In my opinions, since Nyxt is an well-worked broswer,it must have the core that can interpreter source code of dynamic page and execute until starting visualization。If I can find it,maybe my questions solved

cl-03 commented 3 years ago

I seem got it ,it is just a function (with-html-output-to-string)maybe.

aartaka commented 3 years ago

I'm not sure that with-html-output-to-string is going to evaluate the script. In any way, Nyxt-native alternative is:

(html-set "your HTML here")
(document-get-body)
cl-03 commented 3 years ago

It's (ffi-buffer-evaluate-javascript-async),import from the package :cl-webkit2,that execute JS. webkit2:webkit-web-view-evaluate-javascript

(defun webkit-web-view-evaluate-javascript (web-view javascript &optional call-back error-call-back)
  "Evaluate JAVASCRIPT in WEB-VIEW calling CALL-BACK upon completion."
  (incf callback-counter)
  (push (make-callback :id callback-counter :web-view web-view
                       :function call-back
                       :error-function error-call-back)
        callbacks)
  (webkit-web-view-run-javascript
   web-view javascript
   (cffi:null-pointer)
   (cffi:callback javascript-evaluation-complete)
   (cffi:make-pointer callback-counter)))
(defcfun "webkit_web_view_run_javascript" :void
  (web-view (g-object webkit-web-view))
  (script :string)
  (cancellable :pointer)
  (callback g-async-ready-callback)
  (user-data :pointer))

the core is JS-VirtualMachine

aartaka commented 3 years ago

webkit-web-view-evaluate-javascript is indeed used a lot in Nyxt via the fffi-buffer-evaluate-javascript(-async) :)

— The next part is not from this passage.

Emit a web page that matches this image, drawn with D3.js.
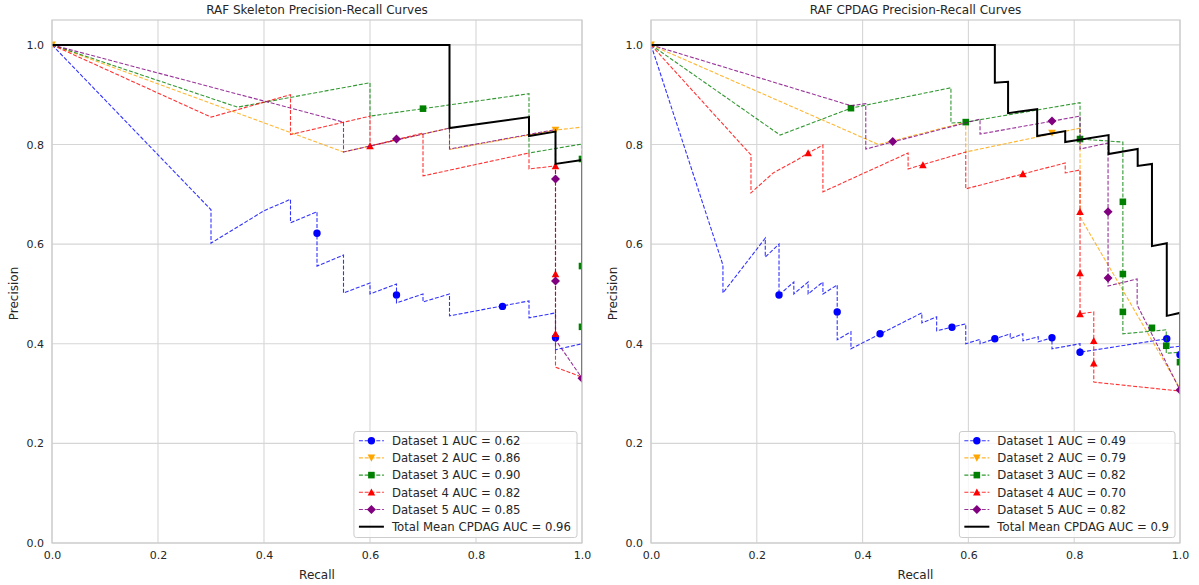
<!DOCTYPE html>
<html><head><meta charset="utf-8">
<script src="https://cdn.jsdelivr.net/npm/d3@7"></script>
<style>body{margin:0;background:#fff} text{font-family:"DejaVu Sans",sans-serif;fill:#262626}</style>
</head><body><svg id="c" width="1199" height="585"></svg>
<script>
// ---------- data (recall, precision) ----------
const tickValues = [0, 0.2, 0.4, 0.6, 0.8, 1.0];
const seriesColors = ["blue", "orange", "green", "red", "purple"];
const seriesMarkers = ["circle", "tdown", "square", "tup", "diamond"];

const skelTitle = "RAF Skeleton Precision-Recall Curves";
const skelLabels = ["Dataset 1 AUC = 0.62","Dataset 2 AUC = 0.86","Dataset 3 AUC = 0.90","Dataset 4 AUC = 0.82","Dataset 5 AUC = 0.85","Total Mean CPDAG AUC = 0.96"];
const skelD1 = [[0,1],[0.30,0.669],[0.30,0.602],[0.40,0.667],[0.45,0.69],[0.45,0.643],[0.50,0.665],[0.50,0.556],[0.55,0.578],[0.55,0.502],[0.60,0.522],[0.60,0.50],[0.65,0.52],[0.65,0.482],[0.70,0.50],[0.70,0.484],[0.75,0.50],[0.75,0.456],[0.90,0.486],[0.90,0.452],[0.95,0.462],[0.95,0.388],[1.0,0.40]];
const skelD1Marks = [[0.50,0.622],[0.65,0.498],[0.85,0.475],[0.95,0.412]];
const skelD2 = [[0,1],[0.55,0.785],[0.75,0.833],[0.75,0.79],[0.95,0.829],[1.0,0.835]];
const skelD2Marks = [[0,1],[0.95,0.829]];
const skelD3 = [[0,1],[0.35,0.875],[0.60,0.924],[0.60,0.857],[0.90,0.902],[0.90,0.783],[1.0,0.801],[1.0,0.434]];
const skelD3Marks = [[0.70,0.872],[1.0,0.771],[1.0,0.556],[1.0,0.434]];
const skelD4 = [[0,1],[0.30,0.855],[0.45,0.90],[0.45,0.82],[0.60,0.857],[0.60,0.797],[0.70,0.823],[0.70,0.737],[0.90,0.783],[0.90,0.751],[0.95,0.757],[0.95,0.353],[1.0,0.333]];
const skelD4Marks = [[0.60,0.797],[0.95,0.757],[0.95,0.54],[0.95,0.42]];
const skelD5 = [[0,1],[0.55,0.845],[0.55,0.785],[0.75,0.833],[0.75,0.791],[0.95,0.83],[0.95,0.408],[1.0,0.331]];
const skelD5Marks = [[0.65,0.811],[0.95,0.731],[0.95,0.526],[1.0,0.331]];
const skelMean = [[0,1],[0.75,1],[0.75,0.833],[0.90,0.855],[0.90,0.817],[0.95,0.826],[0.95,0.761],[1.0,0.769],[1.0,0.333]];

const cpdagTitle = "RAF CPDAG Precision-Recall Curves";
const cpdagLabels = ["Dataset 1 AUC = 0.49","Dataset 2 AUC = 0.79","Dataset 3 AUC = 0.82","Dataset 4 AUC = 0.70","Dataset 5 AUC = 0.82","Total Mean CPDAG AUC = 0.9"];
const cpdagD1 = [[0,1],[0.136,0.558],[0.136,0.502],[0.216,0.612],[0.216,0.574],[0.242,0.600],[0.242,0.498],[0.27,0.524],[0.27,0.50],[0.297,0.524],[0.297,0.50],[0.325,0.524],[0.325,0.50],[0.352,0.518],[0.352,0.408],[0.378,0.424],[0.378,0.39],[0.512,0.462],[0.512,0.442],[0.54,0.454],[0.54,0.426],[0.595,0.44],[0.595,0.40],[0.622,0.409],[0.622,0.40],[0.679,0.42],[0.679,0.41],[0.703,0.42],[0.703,0.406],[0.732,0.414],[0.732,0.404],[0.758,0.412],[0.758,0.39],[0.811,0.40],[0.811,0.383],[0.975,0.41],[0.975,0.392],[1.0,0.395],[1.0,0.378]];
const cpdagD1Marks = [[0.242,0.498],[0.352,0.464],[0.433,0.42],[0.569,0.433],[0.65,0.41],[0.758,0.412],[0.811,0.383],[0.975,0.41],[1.0,0.378]];
const cpdagD2 = [[0,1],[0.43,0.80],[0.595,0.845],[0.595,0.785],[0.811,0.833],[0.811,0.655],[1.0,0.31]];
const cpdagD2Marks = [[0,1],[0.758,0.823]];
const cpdagD3 = [[0,1],[0.244,0.819],[0.378,0.873],[0.567,0.914],[0.567,0.843],[0.595,0.845],[0.811,0.884],[0.811,0.811],[0.892,0.805],[0.892,0.42],[0.974,0.428],[0.974,0.381],[1.0,0.383],[1.0,0.36]];
const cpdagD3Marks = [[0.378,0.873],[0.595,0.845],[0.811,0.811],[0.892,0.685],[0.892,0.54],[0.892,0.464],[0.947,0.432],[0.974,0.396],[1.0,0.363]];
const cpdagD4 = [[0,1],[0.189,0.779],[0.189,0.703],[0.231,0.743],[0.276,0.769],[0.297,0.783],[0.325,0.799],[0.325,0.705],[0.486,0.783],[0.486,0.751],[0.595,0.785],[0.595,0.711],[0.783,0.763],[0.783,0.743],[0.811,0.749],[0.811,0.46],[0.837,0.464],[0.837,0.323],[1.0,0.305]];
const cpdagD4Marks = [[0.297,0.783],[0.514,0.759],[0.703,0.741],[0.811,0.665],[0.811,0.542],[0.811,0.46],[0.837,0.406],[0.837,0.361]];
const cpdagD5 = [[0,1],[0.378,0.878],[0.406,0.882],[0.406,0.791],[0.622,0.851],[0.622,0.821],[0.811,0.857],[0.811,0.791],[0.864,0.803],[0.864,0.516],[0.919,0.530],[0.919,0.478],[1.0,0.307]];
const cpdagD5Marks = [[0.457,0.806],[0.758,0.847],[0.864,0.665],[0.864,0.532],[1.0,0.307]];
const cpdagMean = [[0,1],[0.65,1],[0.65,0.924],[0.675,0.926],[0.675,0.863],[0.73,0.871],[0.73,0.817],[0.783,0.827],[0.783,0.805],[0.865,0.819],[0.865,0.781],[0.92,0.791],[0.92,0.757],[0.947,0.761],[0.947,0.596],[0.975,0.602],[0.975,0.456],[1.0,0.462],[1.0,0.31]];

// ---------- drawing ----------
const svg = d3.select("#c");
const axTop = 20, axBottom = 543;

function markerPath(type) {
  switch (type) {
    case "circle": return d3.symbol(d3.symbolCircle, Math.PI * 3.7 * 3.7)();
    case "square": return "M-3.3,-3.3h6.6v6.6h-6.6Z";
    case "tup": return "M0,-3.8L3.8,3.3L-3.8,3.3Z";
    case "tdown": return "M0,3.8L3.8,-3.3L-3.8,-3.3Z";
    case "diamond": return "M0,-4.5L4.5,0L0,4.5L-4.5,0Z";
  }
}

const panels = [
  {title: skelTitle, left: 52, right: 582, labels: skelLabels,
   lines: [skelD1, skelD2, skelD3, skelD4, skelD5], marks: [skelD1Marks, skelD2Marks, skelD3Marks, skelD4Marks, skelD5Marks], mean: skelMean},
  {title: cpdagTitle, left: 651, right: 1180, labels: cpdagLabels,
   lines: [cpdagD1, cpdagD2, cpdagD3, cpdagD4, cpdagD5], marks: [cpdagD1Marks, cpdagD2Marks, cpdagD3Marks, cpdagD4Marks, cpdagD5Marks], mean: cpdagMean}
];

panels.forEach((P, pi) => {
  const x = d3.scaleLinear().domain([0, 1]).range([P.left, P.right]);
  const y = d3.scaleLinear().domain([0, 1.05]).range([axBottom, axTop]);
  const g = svg.append("g");
  const clipId = "clip" + pi;
  svg.append("defs").append("clipPath").attr("id", clipId)
    .append("rect").attr("x", P.left).attr("y", axTop).attr("width", P.right - P.left).attr("height", axBottom - axTop);

  // grid
  g.append("g").selectAll("line").data(tickValues).join("line")
    .attr("x1", d => x(d)).attr("x2", d => x(d)).attr("y1", axTop).attr("y2", axBottom)
    .attr("stroke", "#d6d6d6").attr("stroke-width", 1.1);
  g.append("g").selectAll("line").data(tickValues).join("line")
    .attr("y1", d => y(d)).attr("y2", d => y(d)).attr("x1", P.left).attr("x2", P.right)
    .attr("stroke", "#d6d6d6").attr("stroke-width", 1.1);

  // tick labels via axes
  const xAxis = d3.axisBottom(x).tickValues(tickValues).tickFormat(d3.format(".1f")).tickSize(0).tickPadding(8);
  const yAxis = d3.axisLeft(y).tickValues(tickValues).tickFormat(d3.format(".1f")).tickSize(0).tickPadding(8);
  const xa = g.append("g").attr("transform", `translate(0,${axBottom})`).call(xAxis);
  const ya = g.append("g").attr("transform", `translate(${P.left},0)`).call(yAxis);
  [xa, ya].forEach(a => {
    a.select(".domain").remove();
    a.selectAll("text").attr("font-size", 11).style("font-family", "DejaVu Sans").attr("fill", "#262626");
  });

  // plot content
  const plot = g.append("g").attr("clip-path", `url(#${clipId})`);
  const line = d3.line().x(d => x(d[0])).y(d => y(d[1]));
  P.lines.forEach((data, i) => {
    plot.append("path").attr("d", line(data)).attr("fill", "none")
      .attr("stroke", seriesColors[i]).attr("stroke-width", 1.1)
      .attr("stroke-dasharray", "4,1.8").attr("opacity", 0.8);
    plot.append("g").selectAll("path").data(P.marks[i]).join("path")
      .attr("d", markerPath(seriesMarkers[i]))
      .attr("transform", d => `translate(${x(d[0])},${y(d[1])})`)
      .attr("fill", seriesColors[i]);
  });
  plot.append("path").attr("d", line(P.mean)).attr("fill", "none")
    .attr("stroke", "black").attr("stroke-width", 2);

  // spines
  g.append("rect").attr("x", P.left).attr("y", axTop).attr("width", P.right - P.left).attr("height", axBottom - axTop)
    .attr("fill", "none").attr("stroke", "#cccccc").attr("stroke-width", 1.2);

  // title & axis labels
  const cx = (P.left + P.right) / 2;
  g.append("text").attr("x", cx).attr("y", 14).attr("text-anchor", "middle").attr("font-size", 12).text(P.title);
  g.append("text").attr("x", cx).attr("y", 579).attr("text-anchor", "middle").attr("font-size", 12).text("Recall");
  g.append("text").attr("transform", `translate(${P.left - 34},${(axTop + axBottom) / 2 + 12}) rotate(-90)`)
    .attr("text-anchor", "middle").attr("font-size", 12).text("Precision");

  // legend
  const lg = g.append("g");
  const rowH = 17.2, firstRow = 440.7;
  const frame = lg.append("rect");
  const items = lg.append("g");
  let maxW = 0;
  P.labels.forEach((lab, i) => {
    const yy = firstRow + i * rowH;
    const row = items.append("g").attr("transform", `translate(0,${yy})`);
    if (i < 5) {
      row.append("line").attr("x1", 0).attr("x2", 25).attr("stroke", seriesColors[i]).attr("stroke-width", 1.1)
        .attr("stroke-dasharray", "4,1.8").attr("opacity", 0.8);
      row.append("path").attr("d", markerPath(seriesMarkers[i])).attr("transform", "translate(12.5,0)").attr("fill", seriesColors[i]);
    } else {
      row.append("line").attr("x1", 0).attr("x2", 25).attr("stroke", "black").attr("stroke-width", 2);
    }
    const t = row.append("text").attr("x", 33).attr("y", 4.2).attr("font-size", 11.7).text(lab);
    maxW = Math.max(maxW, t.node().getComputedTextLength());
  });
  const boxW = 33 + maxW + 5 + 6;
  const boxRight = P.right - 5;
  const boxLeft = boxRight - boxW;
  items.attr("transform", `translate(${boxLeft + 5},0)`);
  frame.attr("x", boxLeft).attr("y", 431.5).attr("width", boxW).attr("height", 106)
    .attr("rx", 2.5).attr("fill", "white").attr("fill-opacity", 0.8).attr("stroke", "#cccccc").attr("stroke-width", 1);
});
</script>
</body></html>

cl-03 commented 3 years ago

Can package lquery and Plump do the same as webkit-web-view-evaluate-javascript that execute js codes to render dynamic page?

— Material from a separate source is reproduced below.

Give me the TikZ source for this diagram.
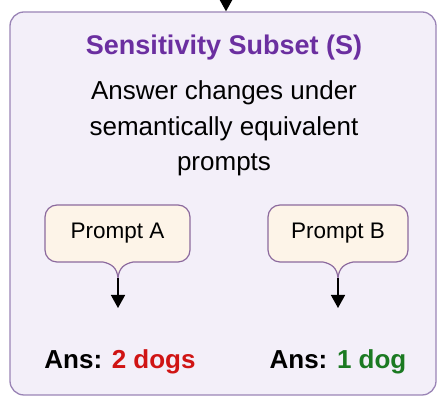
\documentclass[tikz,border=0pt]{standalone}
\usepackage{fontspec}
\setmainfont{Liberation Sans}
\usetikzlibrary{arrows.meta}
\definecolor{framefill}{HTML}{F3EFF9}
\definecolor{framedraw}{HTML}{9A84B6}
\definecolor{titlecol}{HTML}{6B2FA0}
\definecolor{callfill}{HTML}{FDF4E8}
\definecolor{calldraw}{HTML}{8C6A9E}
\definecolor{anscol}{HTML}{D01414}
\definecolor{okcol}{HTML}{1B7A22}
\tikzset{
  frame/.style={draw=framedraw, fill=framefill, line width=1.3pt, rounded corners=14pt},
  callout/.style={draw=calldraw, fill=callfill, line width=1.2pt},
  arr/.style={line width=1.5pt, -{Triangle[width=14pt,length=13pt]}},
  titletext/.style={font=\fontsize{27}{30}\selectfont\bfseries, text=titlecol},
  bodytext/.style={font=\fontsize{26}{30}\selectfont},
  prompttext/.style={font=\fontsize{22.5}{26}\selectfont},
  anstext/.style={font=\fontsize{26}{30}\selectfont\bfseries},
}
% speech-bubble outline: box from (#1,#2) to (#3,#4), tail pointing down at x=#5
\newcommand{\bubblepath}[5]{%
  (#1+12,#4) -- (#3-12,#4) arc[start angle=90,end angle=0,radius=12]
  -- (#3,#2+12) arc[start angle=0,end angle=-90,radius=12]
  -- (#5+15,#2) .. controls (#5+6,#2-2) and (#5+1,#2-6) .. (#5,#2-16)
  .. controls (#5-1,#2-6) and (#5-6,#2-2) .. (#5-15,#2)
  -- (#1+12,#2) arc[start angle=270,end angle=180,radius=12]
  -- (#1,#4-12) arc[start angle=180,end angle=90,radius=12] -- cycle}
\begin{document}
\begin{tikzpicture}[x=1pt,y=1pt]
\useasboundingbox (0,0) rectangle (439,398);
% outer panel
\node[frame, minimum width=426pt, minimum height=383pt, inner sep=0pt] (panel) at (223,194.5) {};
\coordinate (topin) at (226,399);
\draw[arr] (topin) -- (topin |- panel.north);
% heading and description
\node[titletext] (title) at (224,350) {Sensitivity Subset (S)};
\node[bodytext] (l1) at (224,305) {Answer changes under};
\node[bodytext] (l2) at (224,269) {semantically equivalent};
\node[bodytext] (l3) at (224,233) {prompts};
% prompt A
\draw[callout] \bubblepath{45}{136}{190}{193}{118};
\node[prompttext] (pa) at (117.5,165) {Prompt A};
\coordinate (pat) at (118,120);
\coordinate (pae) at (118,90);
\draw[arr] (pat) -- (pae);
\node[anstext] (aa) at (120,36) {Ans: \textcolor{anscol}{2 dogs}};
% prompt B
\draw[callout] \bubblepath{268}{136}{408}{193}{338};
\node[prompttext] (pb) at (338,165) {Prompt B};
\coordinate (pbt) at (338,120);
\coordinate (pbe) at (338,90);
\draw[arr] (pbt) -- (pbe);
\node[anstext] (ab) at (338,36) {Ans: \textcolor{okcol}{1 dog}};
\end{tikzpicture}
\end{document}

aartaka commented 3 years ago

Can package lquery and Plump do the same as webkit-web-view-evaluate-javascript that execute js codes to render dynamic page?

No. Plump and LQuery work with the text of the page and cannot evaluate/change it, while Nyxt works with the page itself and can alter it using arbitrary JS.

cl-03 commented 3 years ago

Are there raw Open source package of COMMON LISP that like Webkit,that I just load the package rather than install Webkit and then load Cl-webkit2?In other words,pure CommonLisp.

jmercouris commented 3 years ago

No, there is nothing like that available. Closure is the closest thing, but it is insufficient for the modern web :-(

cl-03 commented 3 years ago

Maybe I should define my own macro that expand the dynamic page to html page the user finally saw without syntax check,and so on,just a Executor.